Beide Beispiele weisen auf eine Ursache der Beschleunigung: Die modernen elektronischen Kommunikationsmittel haben unseren Alltag verändert. Wir können zu jeder Tag- und Nachtzeit an jedem Ort der Welt mit anderen Menschen in Kontakt treten, und zwar mit Menschen an jedem anderen Ort der Welt. E-Mail, Handy, Smartphone, Social Networks machen es möglich.
Das wirkt sich im Berufsleben aus. Vorgesetzte, Kollegen, Kunden melden sich, wann es ihnen passt – auch außerhalb der regulären Arbeitszeit. Schnelle Reaktion, kurzfristige Erledigung von Aufgaben, flexibler Arbeitseinsatz: Die Erwartungen der Betriebe an ihre Mitarbeiter, aber auch die Ansprüche von Mitarbeitern an sich selbst sind gestiegen. Experten sprechen von Entgrenzung der Arbeitszeit, Verschwimmen von Erwerbs- und Lebenswelt, Verschmelzung von Arbeitszeit und Privatleben.
Die negativen Auswirkungen der ständigen Verfügbarkeit sind inzwischen durch wissenschaftliche Untersuchungen (vor allem der Krankenkassen) belegt: Sind 85 % der Arbeitnehmer prinzipiell jederzeit erreichbar, wird etwa jeder zehnte Beschäftigte in der Tat täglich in der Freizeit mit dienstlichen E-Mails oder Telefonaten konfrontiert. Bei etwa 2 % aller Arbeitnehmer löst diese Belastung gesundheitliche Folgen aus, vor allem psychische Erkrankungen.

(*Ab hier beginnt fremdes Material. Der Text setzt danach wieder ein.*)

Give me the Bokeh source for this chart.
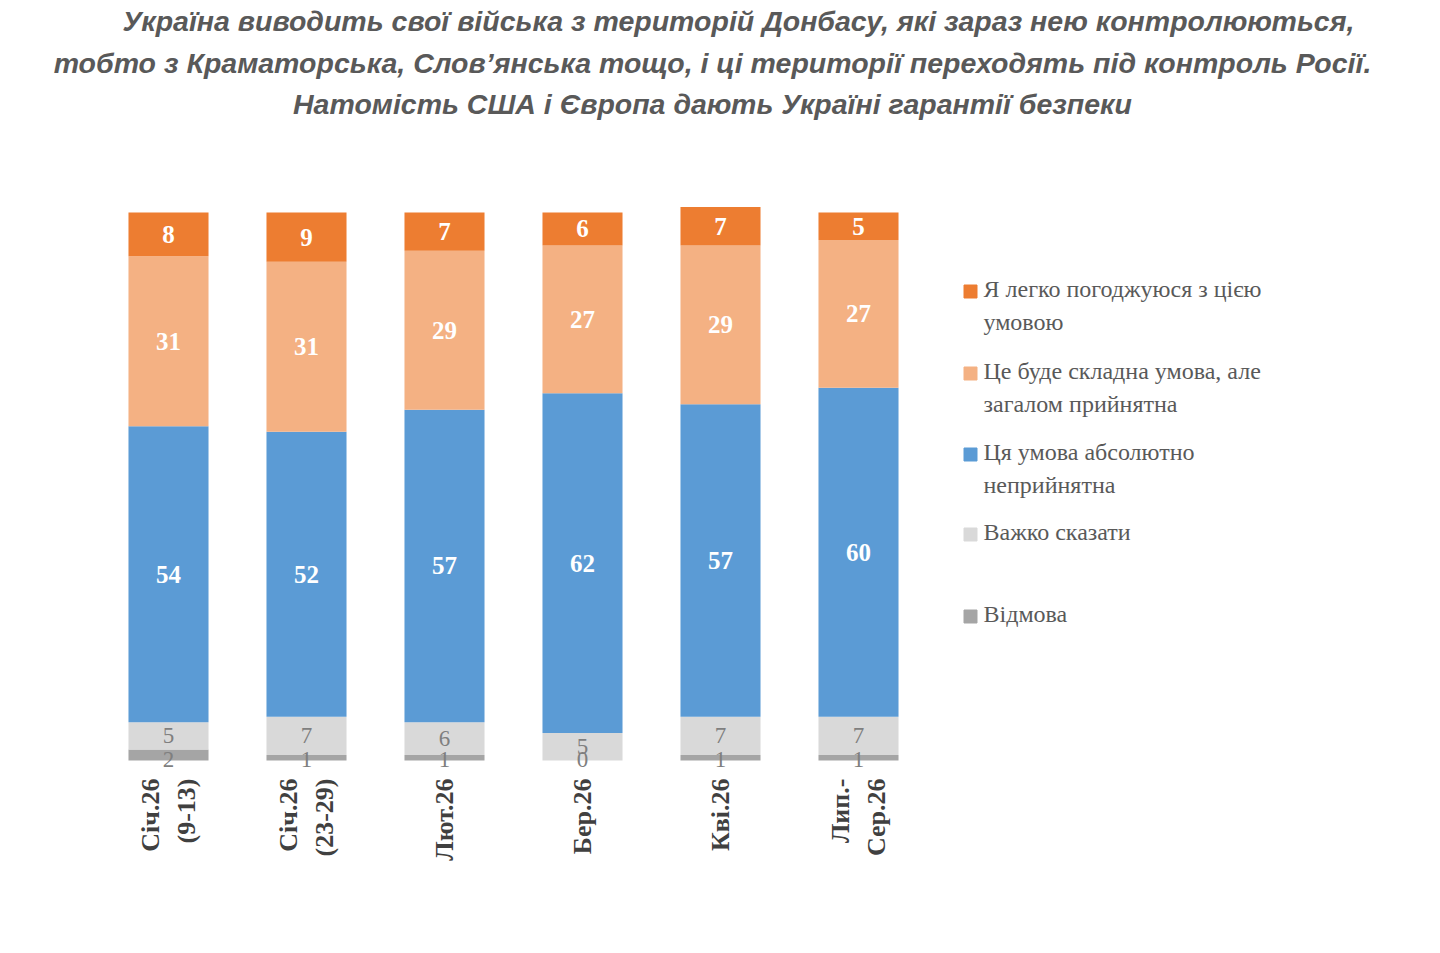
import numpy as np
from bokeh.plotting import figure
from bokeh.models import Range1d, ColumnDataSource
from bokeh.core.properties import value
from bokeh.embed import file_html
from bokeh.resources import INLINE

categories = ["Січ.26\n(9-13)", "Січ.26\n(23-29)", "Лют.26", "Бер.26", "Кві.26", "Лип.-\nСер.26"]
refusal = [2, 1, 1, 0, 1, 1]
hard_to_say = [5, 7, 6, 5, 7, 7]
unacceptable = [54, 52, 57, 62, 57, 60]
difficult = [31, 31, 29, 27, 29, 27]
agree = [8, 9, 7, 6, 7, 5]
series_names = ["Я легко погоджуюся з цією\nумовою", "Це буде складна умова, але\nзагалом прийнятна",
                "Ця умова абсолютно\nнеприйнятна", "Важко сказати", "Відмова"]
title_lines = ["Україна виводить свої війська з територій Донбасу, які зараз нею контролюються,",
               "тобто з Краматорська, Слов’янська тощо, і ці території переходять під контроль Росії.",
               "Натомість США і Європа дають Україні гарантії безпеки"]

C_AGREE, C_DIFF, C_UNACC, C_HARD, C_REF = "#ED7D31", "#F4B183", "#5B9BD5", "#D9D9D9", "#A5A5A5"

W, H = 1424, 937
PXX, PXY = 138.0, 5.48
X0, Y0 = 168, 760
def dx(px): return (px - X0) / PXX
def dy(py): return (Y0 - py) / PXY

p = figure(width=W, height=H, output_backend="svg", toolbar_location=None,
           x_range=Range1d(dx(0), dx(W)), y_range=Range1d(dy(H), dy(0)),
           min_border=0, outline_line_color=None, background_fill_color="white")
p.axis.visible = False
p.grid.visible = False

x = list(range(len(categories)))
src = ColumnDataSource(dict(x=x, ref=refusal, hard=hard_to_say, un=unacceptable, dif=difficult, ag=agree))
p.vbar_stack(["ref", "hard", "un", "dif", "ag"], x="x", width=0.58, source=src,
             color=[C_REF, C_HARD, C_UNACC, C_DIFF, C_AGREE], line_color=None)

serif = value("Liberation Serif")
stack = np.vstack([refusal, hard_to_say, unacceptable, difficult, agree]).astype(float)
cum = np.cumsum(stack, axis=0)
mids = cum - stack / 2
for row in (2, 3, 4):
    p.text(x=x, y=mids[row], text=[str(v) for v in stack[row].astype(int)], text_color="white",
           text_font=serif, text_font_style="bold", text_font_size="25px",
           text_align="center", text_baseline="middle")
p.text(x=x, y=mids[1], text=[str(v) for v in hard_to_say], text_color="#7f7f7f",
       text_font=serif, text_font_size="23px", text_align="center", text_baseline="middle")
p.text(x=x, y=[0.1] * len(x), text=[str(v) for v in refusal], text_color="#7f7f7f",
       text_font=serif, text_font_size="23px", text_align="center", text_baseline="middle")

p.text(x=x, y=[dy(778)] * len(x), text=categories, angle=np.pi / 2, text_color="#404040",
       text_font=serif, text_font_style="bold", text_font_size="26px",
       text_align="right", text_baseline="middle", text_line_height=1.25)

p.text(x=[dx(738), dx(712), dx(712)], y=[dy(20), dy(62), dy(103)], text=title_lines,
       text_color="#595959", text_font=value("Liberation Sans"), text_font_style="bold italic",
       text_font_size="28.5px", text_align="center", text_baseline="middle")

leg_y = [291, 373, 454, 534, 616]
p.rect(x=[dx(970)] * 5, y=[dy(v) for v in leg_y], width=13 / PXX, height=13 / PXY,
       color=[C_AGREE, C_DIFF, C_UNACC, C_HARD, C_REF])
p.text(x=[dx(983)] * 5, y=[dy(v - 16) for v in leg_y], text=series_names, text_color="#595959",
       text_font=serif, text_font_size="24px", text_align="left", text_baseline="top",
       text_line_height=1.3)

open("out.html", "w").write(file_html(p, INLINE))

Auffällig: Die Beanspruchung steigt bis zu einer Verantwortung für 50 Mitarbeiter, dann sinkt sie wieder. Die Führungskräfte der mittleren Ebene stehen offenbar von zwei Seiten unter Druck. Ihnen rücken sowohl die einfachen Mitarbeiter als auch der Chef auf die Pelle.
Zum dauernden „Gewehr-bei-Fuß-Stehen“ kommen Hektik und Arbeitsverdichtung. Immer weniger Mitarbeiter müssen in immer weniger Zeit immer mehr Aufgaben bewältigen. Bei einer Umfrage des DGB unter 6.083 abhängig Beschäftigten gaben 63 % dies als eigene Erfahrung an. Früher mussten Entwürfe in Besprechungen abgestimmt, Pläne immer wieder erstellt, Texte neu geschrieben, Akten kopiert, Unterlagen per Boten oder Post, später per Fax verschickt werden. Heute lassen sich Dateien am PC bequem korrigieren und riesige Datenmengen mit Internettechnologie übermitteln. Diese Erleichterungen schaffen zugleich Druck: Man muss einen Wust – oft schlampig verfasster – Nachrichten sichten; Datenpakete werden an eine unnötig hohe Zahl von Empfängern (auf cc) verschickt; statt der Aufbereitung von Informationen gilt: „Lies‘ es halt selbst“. Der Wegfall von Zwischenschritten (und damit ganzer Berufszweige) erhöht die Fehlerquote, wie jeder Leser am Gewimmel der Druckfehler in vielen Zeitungen sehen kann.
Mittlerweile steuern Unternehmen gegen: Das Bundesarbeitsministerium hat sich verpflichtet, seine Mitarbeiterinnen und Mitarbeiter nur noch in Ausnahmefällen in ihrer Freizeit per Anruf oder E-Mail zu stören. Eine Betriebsvereinbarung bei VW bestimmt, dass der Mailserver nach Dienstschluss die Weiterleitung betrieblicher E-Mails auf die Smartphones der Beschäftigten abschaltet. Vattenfall will die Flut der E-Mails eindämmen, indem Empfehlungen die Mitarbeiter zu persönlichem Dialog und reflektierter Auswahl der Mail-Empfänger anhalten.
Es geht also nicht um die Entdeckung der Langsamkeit an sich. Entschleunigung ist dort angesagt, wo sie den Freiraum für Sorgfalt schafft und wo sie dazu beiträgt, menschliche Ressourcen zu erhalten.